Some of these artists plan to focus on unconventional locations, or on Gstaad’s unique history. Peter Fischli is restaging a 1983 work he made with the late David Weiss, sited in a village garage. “It’s an installation with an air
 of the hobbyist gone wrong,” Wakefield says. “You can’t
 tell what’s being made, what’s real, and what’s fake. There’s something that looks like a motor, but there’s also a polyurethane crocodile.” Christian Marclay’s contribution plays on Gstaad’s unlikely status as the go-to backdrop for Bollywood films and will string together clips from that pantheon. Christoph Büchel has expressed his fascination with the architecture of a
trailer park located a very short distance from the village center, a ramshackle assortment of permanent dwellings that has its own view of the Gstaad Palace.

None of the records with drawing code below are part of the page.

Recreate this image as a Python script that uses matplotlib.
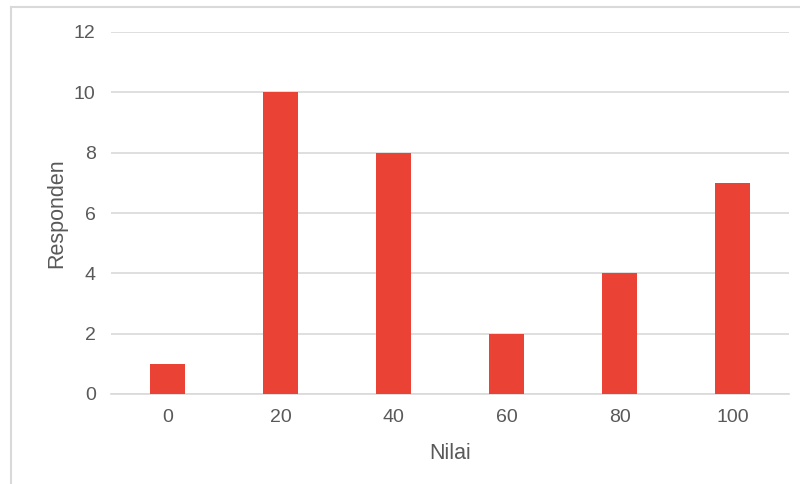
import matplotlib
matplotlib.use('Agg')
import matplotlib.pyplot as plt
from matplotlib.lines import Line2D

# responden per nilai
nilai = ['0', '20', '40', '60', '80', '100']
responden = [1, 10, 8, 2, 4, 7]

plt.rcParams['font.family'] = ['Liberation Sans', 'DejaVu Sans']
txt = '#595959'
grid = '#d9d9d9'

fig = plt.figure(figsize=(8, 4.84), dpi=100)
ax = fig.add_axes([111/800, 1 - 394/484, 678/800, 362/484])

ax.bar(range(len(nilai)), responden, width=0.31, color='#ea4335', zorder=3)
ax.set_xlim(-0.5, len(nilai) - 0.5)
ax.set_ylim(0, 12)
ax.set_yticks(range(0, 13, 2))
ax.set_xticks(range(len(nilai)))
ax.set_xticklabels(nilai)

ax.yaxis.grid(True, color=grid, lw=1.2, zorder=0)
for s in ['top', 'right', 'left']:
    ax.spines[s].set_visible(False)
ax.spines['bottom'].set_color(grid)
ax.spines['bottom'].set_linewidth(1.2)
ax.tick_params(length=0, labelsize=14, colors=txt)
ax.tick_params(axis='y', pad=11)
ax.tick_params(axis='x', pad=11)

ax.set_xlabel('Nilai', fontsize=15.5, color=txt, labelpad=12)
ax.set_ylabel('Responden', fontsize=15.5, color=txt, labelpad=5)

# outer chart border (top and left edges visible)
fig.add_artist(Line2D([11/800, 1], [1 - 7/484, 1 - 7/484], color='#d9d9d9', lw=1.5))
fig.add_artist(Line2D([11/800, 11/800], [0, 1 - 7/484], color='#d9d9d9', lw=1.5))

fig.savefig('out.png', dpi=100)
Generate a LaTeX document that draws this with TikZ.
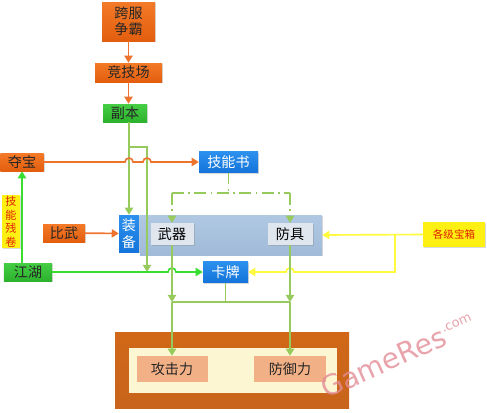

Ugo Rondinone is placing colored rocks in streams; Claudia Comte is making a painting that will be installed beneath the surface of the local hockey rink.


Stills from Christian Marclay’s work-in- progress for Elevation 1049

Many of the proposed works will speak to the climate, topography, and natural conditions of Gstaad from January 27 through March 8. “The weather, which is obviously unreliable, will be the biggest challenge,” Wakefield admits, noting the tenuousness of a proposed ice-and-snow sculpture by Thomas Hirschhorn. Olaf Breuning wants to create an interactive piece that involves winter sport: “It started from a conversation about skiers and first tracks and how they’re effectively a drawing made on the slopes,” Wakefield says. “It developed into an idea that is much more democratic and participatory, where you basically produce
an action painting using these pigment-laden sleds.” Scarry’s own contribution to Elevation 1049 is a sculpture that she plans
 to site on top of a fairly remote lake. Her piece will be a facsimile of the poles used to mark the boundaries of construction sites
 in Switzerland—in her rendition, the poles will be gilded by 
local craftsmen, and the whole structure will slowly slip into the lake as the ice on its surface melts. That’s the plan, provided winter temperatures play along.

“My original interest in the art world came through Robert Smithson and land art, the idea of non-sites,” Wakefield says.

“A lot of the pieces work
 with the weather, and that’s the point—they’ll melt, or decompose, or deteriorate,” adds Scarry.

“That’s what’s interesting,” Wakefield explains. “It’s art as process rather than end product. We’ve seen enough product. Putting a bit of entropy in the mix is not going to be bad.”